= Down by the River (Albert Hammond song) =

Song written and composed by Albert Hammond, Mike Hazlewood

"Down by the River" is a song by Albert Hammond that was released as the lead single from his 1972 debut album It Never Rains in Southern California. Written by Hammond himself, it became his own debut charting hit in 1972. The song deals with ecology as the subject matter.

Upon re-release in 1975, it became an international hit for Hammond, charting in the top ten in West Germany and Switzerland and the top twenty in Austria.

==Song composition==
The song is told as a first-person narrative by Hammond.
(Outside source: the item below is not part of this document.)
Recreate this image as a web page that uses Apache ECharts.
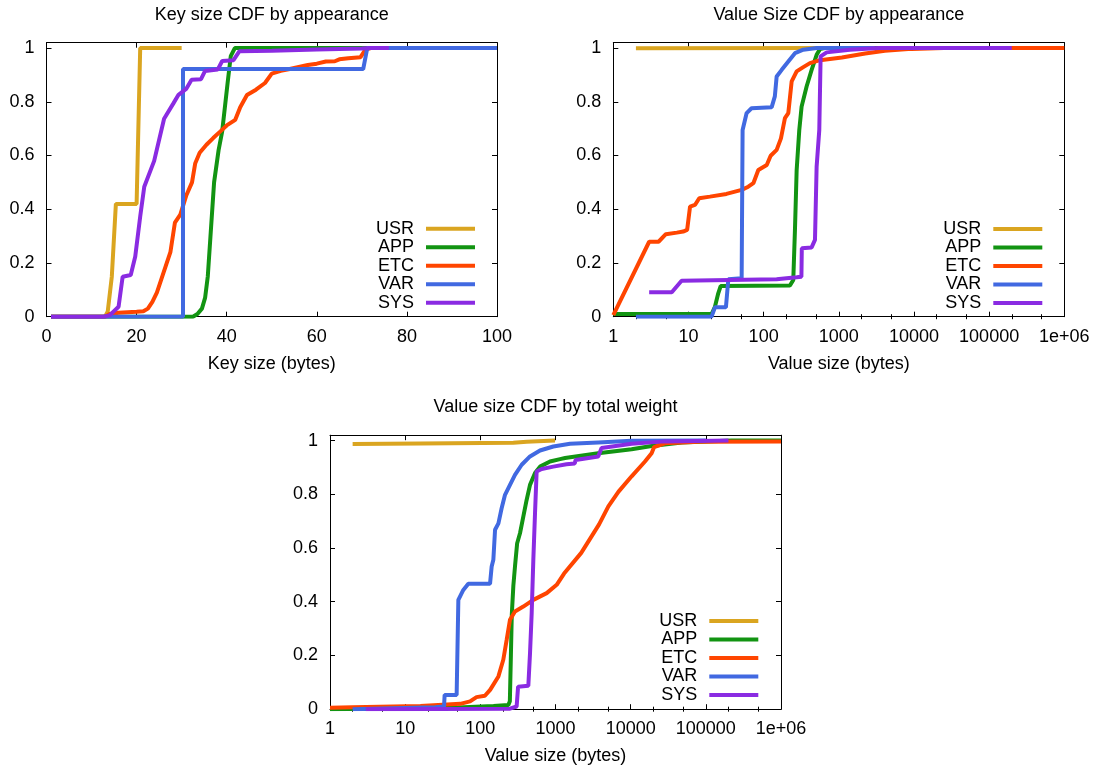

The storyline is that he and his lover take a camping trip down by a river, where they both decide to go swimming. The next day, both feel ill, having not slept well all night, and go for a morning walk. During their walk, they see "silver fish lay on its side" and wonder how it died. They learn how after seeing a doctor, who tells them "only foolish people go down by the river".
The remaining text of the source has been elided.